- _Exercise aim_: Copy the lines below as they are; omit the images they contain.

- _Provided material_:
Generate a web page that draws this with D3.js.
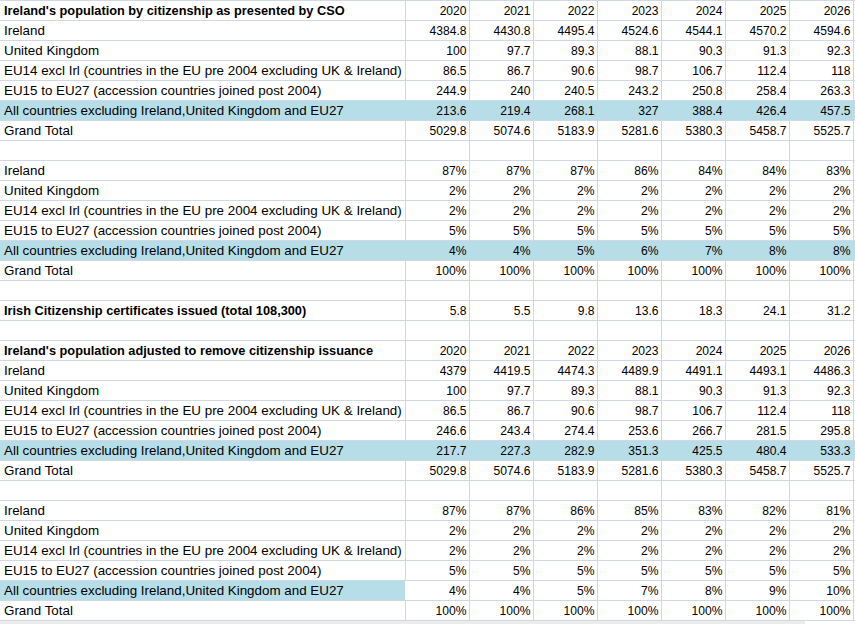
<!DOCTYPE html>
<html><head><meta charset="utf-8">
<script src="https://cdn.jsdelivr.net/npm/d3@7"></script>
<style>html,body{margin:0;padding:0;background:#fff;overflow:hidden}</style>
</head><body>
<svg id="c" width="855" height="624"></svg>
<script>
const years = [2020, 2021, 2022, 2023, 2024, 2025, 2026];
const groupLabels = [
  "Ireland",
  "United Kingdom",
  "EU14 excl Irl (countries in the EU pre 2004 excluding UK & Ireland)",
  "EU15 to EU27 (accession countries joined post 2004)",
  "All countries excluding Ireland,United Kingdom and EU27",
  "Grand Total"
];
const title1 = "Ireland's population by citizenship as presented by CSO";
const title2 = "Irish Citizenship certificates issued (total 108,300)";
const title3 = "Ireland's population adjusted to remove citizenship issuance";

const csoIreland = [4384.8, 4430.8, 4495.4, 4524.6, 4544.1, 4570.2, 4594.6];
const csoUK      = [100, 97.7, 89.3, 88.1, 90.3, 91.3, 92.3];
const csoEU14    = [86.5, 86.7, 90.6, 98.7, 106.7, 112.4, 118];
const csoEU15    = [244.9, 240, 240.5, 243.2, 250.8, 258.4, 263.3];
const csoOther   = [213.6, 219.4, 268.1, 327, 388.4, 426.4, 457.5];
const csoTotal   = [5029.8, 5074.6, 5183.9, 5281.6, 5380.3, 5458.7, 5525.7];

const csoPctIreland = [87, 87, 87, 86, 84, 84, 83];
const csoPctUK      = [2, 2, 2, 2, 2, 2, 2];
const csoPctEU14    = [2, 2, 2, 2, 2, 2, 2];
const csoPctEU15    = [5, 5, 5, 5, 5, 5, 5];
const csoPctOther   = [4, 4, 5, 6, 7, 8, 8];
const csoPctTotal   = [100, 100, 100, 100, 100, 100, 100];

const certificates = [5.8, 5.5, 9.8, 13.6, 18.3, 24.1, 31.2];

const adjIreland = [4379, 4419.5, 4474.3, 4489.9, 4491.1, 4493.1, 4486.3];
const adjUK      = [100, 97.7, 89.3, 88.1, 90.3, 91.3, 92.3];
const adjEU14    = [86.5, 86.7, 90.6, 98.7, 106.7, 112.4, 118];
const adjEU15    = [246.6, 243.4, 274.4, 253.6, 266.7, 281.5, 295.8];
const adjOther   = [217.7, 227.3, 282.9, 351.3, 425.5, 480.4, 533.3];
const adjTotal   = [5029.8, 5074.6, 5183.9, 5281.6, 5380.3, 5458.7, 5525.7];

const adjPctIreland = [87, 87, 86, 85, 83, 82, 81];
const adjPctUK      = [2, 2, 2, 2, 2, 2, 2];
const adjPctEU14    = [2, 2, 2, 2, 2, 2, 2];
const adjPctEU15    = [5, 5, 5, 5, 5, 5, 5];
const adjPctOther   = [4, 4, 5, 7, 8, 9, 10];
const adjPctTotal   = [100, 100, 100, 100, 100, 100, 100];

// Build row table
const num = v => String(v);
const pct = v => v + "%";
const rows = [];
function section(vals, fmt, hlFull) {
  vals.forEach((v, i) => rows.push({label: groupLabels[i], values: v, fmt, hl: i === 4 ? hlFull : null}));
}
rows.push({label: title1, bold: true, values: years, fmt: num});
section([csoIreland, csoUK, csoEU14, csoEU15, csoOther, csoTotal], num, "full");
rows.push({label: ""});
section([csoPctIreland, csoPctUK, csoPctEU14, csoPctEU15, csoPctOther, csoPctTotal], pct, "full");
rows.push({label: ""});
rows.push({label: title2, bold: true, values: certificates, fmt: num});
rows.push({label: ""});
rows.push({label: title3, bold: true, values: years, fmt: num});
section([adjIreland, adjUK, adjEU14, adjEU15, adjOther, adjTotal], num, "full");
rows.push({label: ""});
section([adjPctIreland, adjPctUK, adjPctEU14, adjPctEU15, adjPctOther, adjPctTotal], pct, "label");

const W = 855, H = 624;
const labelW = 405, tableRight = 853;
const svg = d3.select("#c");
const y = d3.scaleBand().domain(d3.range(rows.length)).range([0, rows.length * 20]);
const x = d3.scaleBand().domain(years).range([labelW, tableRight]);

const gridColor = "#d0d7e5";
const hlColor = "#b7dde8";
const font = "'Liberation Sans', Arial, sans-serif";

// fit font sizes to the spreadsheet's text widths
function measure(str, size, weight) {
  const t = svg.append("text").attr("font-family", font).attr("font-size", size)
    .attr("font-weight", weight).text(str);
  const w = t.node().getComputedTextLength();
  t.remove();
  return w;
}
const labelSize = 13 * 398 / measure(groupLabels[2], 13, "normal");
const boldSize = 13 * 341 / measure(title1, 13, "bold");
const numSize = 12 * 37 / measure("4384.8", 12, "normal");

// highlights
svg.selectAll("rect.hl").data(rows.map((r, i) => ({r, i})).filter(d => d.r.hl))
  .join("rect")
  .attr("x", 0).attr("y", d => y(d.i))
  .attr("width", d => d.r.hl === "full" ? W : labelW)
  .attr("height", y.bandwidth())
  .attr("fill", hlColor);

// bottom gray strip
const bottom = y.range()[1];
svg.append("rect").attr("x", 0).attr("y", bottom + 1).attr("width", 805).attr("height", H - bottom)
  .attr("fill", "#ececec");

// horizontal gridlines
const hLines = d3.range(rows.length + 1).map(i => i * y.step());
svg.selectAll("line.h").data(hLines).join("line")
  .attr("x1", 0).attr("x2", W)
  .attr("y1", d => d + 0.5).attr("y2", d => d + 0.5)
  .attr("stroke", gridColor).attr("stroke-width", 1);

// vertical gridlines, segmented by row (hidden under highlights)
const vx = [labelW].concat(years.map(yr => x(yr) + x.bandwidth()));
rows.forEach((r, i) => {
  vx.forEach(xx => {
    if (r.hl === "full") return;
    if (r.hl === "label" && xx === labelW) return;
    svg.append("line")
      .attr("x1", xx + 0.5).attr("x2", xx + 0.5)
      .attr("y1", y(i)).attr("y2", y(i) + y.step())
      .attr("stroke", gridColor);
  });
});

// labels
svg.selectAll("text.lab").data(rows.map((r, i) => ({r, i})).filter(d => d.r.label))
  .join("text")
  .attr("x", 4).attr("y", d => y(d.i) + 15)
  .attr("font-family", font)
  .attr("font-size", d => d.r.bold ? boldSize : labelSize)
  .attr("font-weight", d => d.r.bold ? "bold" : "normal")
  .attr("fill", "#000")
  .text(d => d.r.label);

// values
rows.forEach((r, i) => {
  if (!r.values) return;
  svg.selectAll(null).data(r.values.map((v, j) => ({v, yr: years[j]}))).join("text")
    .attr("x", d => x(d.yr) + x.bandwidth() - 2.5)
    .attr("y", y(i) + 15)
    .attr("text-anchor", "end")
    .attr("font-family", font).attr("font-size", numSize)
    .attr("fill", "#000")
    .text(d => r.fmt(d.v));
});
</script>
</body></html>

- _Response_:
Generate a web page that draws this with D3.js.
<!DOCTYPE html>
<html><head><meta charset="utf-8">
<script src="https://cdn.jsdelivr.net/npm/d3@7"></script>
<style>html,body{margin:0;padding:0;background:#fff;overflow:hidden}</style>
</head><body>
<svg id="c" width="855" height="624"></svg>
<script>
const years = [2020, 2021, 2022, 2023, 2024, 2025, 2026];
const groupLabels = [
  "Ireland",
  "United Kingdom",
  "EU14 excl Irl (countries in the EU pre 2004 excluding UK & Ireland)",
  "EU15 to EU27 (accession countries joined post 2004)",
  "All countries excluding Ireland,United Kingdom and EU27",
  "Grand Total"
];
const title1 = "Ireland's population by citizenship as presented by CSO";
const title2 = "Irish Citizenship certificates issued (total 108,300)";
const title3 = "Ireland's population adjusted to remove citizenship issuance";

const csoIreland = [4384.8, 4430.8, 4495.4, 4524.6, 4544.1, 4570.2, 4594.6];
const csoUK      = [100, 97.7, 89.3, 88.1, 90.3, 91.3, 92.3];
const csoEU14    = [86.5, 86.7, 90.6, 98.7, 106.7, 112.4, 118];
const csoEU15    = [244.9, 240, 240.5, 243.2, 250.8, 258.4, 263.3];
const csoOther   = [213.6, 219.4, 268.1, 327, 388.4, 426.4, 457.5];
const csoTotal   = [5029.8, 5074.6, 5183.9, 5281.6, 5380.3, 5458.7, 5525.7];

const csoPctIreland = [87, 87, 87, 86, 84, 84, 83];
const csoPctUK      = [2, 2, 2, 2, 2, 2, 2];
const csoPctEU14    = [2, 2, 2, 2, 2, 2, 2];
const csoPctEU15    = [5, 5, 5, 5, 5, 5, 5];
const csoPctOther   = [4, 4, 5, 6, 7, 8, 8];
const csoPctTotal   = [100, 100, 100, 100, 100, 100, 100];

const certificates = [5.8, 5.5, 9.8, 13.6, 18.3, 24.1, 31.2];

const adjIreland = [4379, 4419.5, 4474.3, 4489.9, 4491.1, 4493.1, 4486.3];
const adjUK      = [100, 97.7, 89.3, 88.1, 90.3, 91.3, 92.3];
const adjEU14    = [86.5, 86.7, 90.6, 98.7, 106.7, 112.4, 118];
const adjEU15    = [246.6, 243.4, 274.4, 253.6, 266.7, 281.5, 295.8];
const adjOther   = [217.7, 227.3, 282.9, 351.3, 425.5, 480.4, 533.3];
const adjTotal   = [5029.8, 5074.6, 5183.9, 5281.6, 5380.3, 5458.7, 5525.7];

const adjPctIreland = [87, 87, 86, 85, 83, 82, 81];
const adjPctUK      = [2, 2, 2, 2, 2, 2, 2];
const adjPctEU14    = [2, 2, 2, 2, 2, 2, 2];
const adjPctEU15    = [5, 5, 5, 5, 5, 5, 5];
const adjPctOther   = [4, 4, 5, 7, 8, 9, 10];
const adjPctTotal   = [100, 100, 100, 100, 100, 100, 100];

// Build row table
const num = v => String(v);
const pct = v => v + "%";
const rows = [];
function section(vals, fmt, hlFull) {
  vals.forEach((v, i) => rows.push({label: groupLabels[i], values: v, fmt, hl: i === 4 ? hlFull : null}));
}
rows.push({label: title1, bold: true, values: years, fmt: num});
section([csoIreland, csoUK, csoEU14, csoEU15, csoOther, csoTotal], num, "full");
rows.push({label: ""});
section([csoPctIreland, csoPctUK, csoPctEU14, csoPctEU15, csoPctOther, csoPctTotal], pct, "full");
rows.push({label: ""});
rows.push({label: title2, bold: true, values: certificates, fmt: num});
rows.push({label: ""});
rows.push({label: title3, bold: true, values: years, fmt: num});
section([adjIreland, adjUK, adjEU14, adjEU15, adjOther, adjTotal], num, "full");
rows.push({label: ""});
section([adjPctIreland, adjPctUK, adjPctEU14, adjPctEU15, adjPctOther, adjPctTotal], pct, "label");

const W = 855, H = 624;
const labelW = 405, tableRight = 853;
const svg = d3.select("#c");
const y = d3.scaleBand().domain(d3.range(rows.length)).range([0, rows.length * 20]);
const x = d3.scaleBand().domain(years).range([labelW, tableRight]);

const gridColor = "#d0d7e5";
const hlColor = "#b7dde8";
const font = "'Liberation Sans', Arial, sans-serif";

// fit font sizes to the spreadsheet's text widths
function measure(str, size, weight) {
  const t = svg.append("text").attr("font-family", font).attr("font-size", size)
    .attr("font-weight", weight).text(str);
  const w = t.node().getComputedTextLength();
  t.remove();
  return w;
}
const labelSize = 13 * 398 / measure(groupLabels[2], 13, "normal");
const boldSize = 13 * 341 / measure(title1, 13, "bold");
const numSize = 12 * 37 / measure("4384.8", 12, "normal");

// highlights
svg.selectAll("rect.hl").data(rows.map((r, i) => ({r, i})).filter(d => d.r.hl))
  .join("rect")
  .attr("x", 0).attr("y", d => y(d.i))
  .attr("width", d => d.r.hl === "full" ? W : labelW)
  .attr("height", y.bandwidth())
  .attr("fill", hlColor);

// bottom gray strip
const bottom = y.range()[1];
svg.append("rect").attr("x", 0).attr("y", bottom + 1).attr("width", 805).attr("height", H - bottom)
  .attr("fill", "#ececec");

// horizontal gridlines
const hLines = d3.range(rows.length + 1).map(i => i * y.step());
svg.selectAll("line.h").data(hLines).join("line")
  .attr("x1", 0).attr("x2", W)
  .attr("y1", d => d + 0.5).attr("y2", d => d + 0.5)
  .attr("stroke", gridColor).attr("stroke-width", 1);

// vertical gridlines, segmented by row (hidden under highlights)
const vx = [labelW].concat(years.map(yr => x(yr) + x.bandwidth()));
rows.forEach((r, i) => {
  vx.forEach(xx => {
    if (r.hl === "full") return;
    if (r.hl === "label" && xx === labelW) return;
    svg.append("line")
      .attr("x1", xx + 0.5).attr("x2", xx + 0.5)
      .attr("y1", y(i)).attr("y2", y(i) + y.step())
      .attr("stroke", gridColor);
  });
});

// labels
svg.selectAll("text.lab").data(rows.map((r, i) => ({r, i})).filter(d => d.r.label))
  .join("text")
  .attr("x", 4).attr("y", d => y(d.i) + 15)
  .attr("font-family", font)
  .attr("font-size", d => d.r.bold ? boldSize : labelSize)
  .attr("font-weight", d => d.r.bold ? "bold" : "normal")
  .attr("fill", "#000")
  .text(d => d.r.label);

// values
rows.forEach((r, i) => {
  if (!r.values) return;
  svg.selectAll(null).data(r.values.map((v, j) => ({v, yr: years[j]}))).join("text")
    .attr("x", d => x(d.yr) + x.bandwidth() - 2.5)
    .attr("y", y(i) + 15)
    .attr("text-anchor", "end")
    .attr("font-family", font).attr("font-size", numSize)
    .attr("fill", "#000")
    .text(d => r.fmt(d.v));
});
</script>
</body></html>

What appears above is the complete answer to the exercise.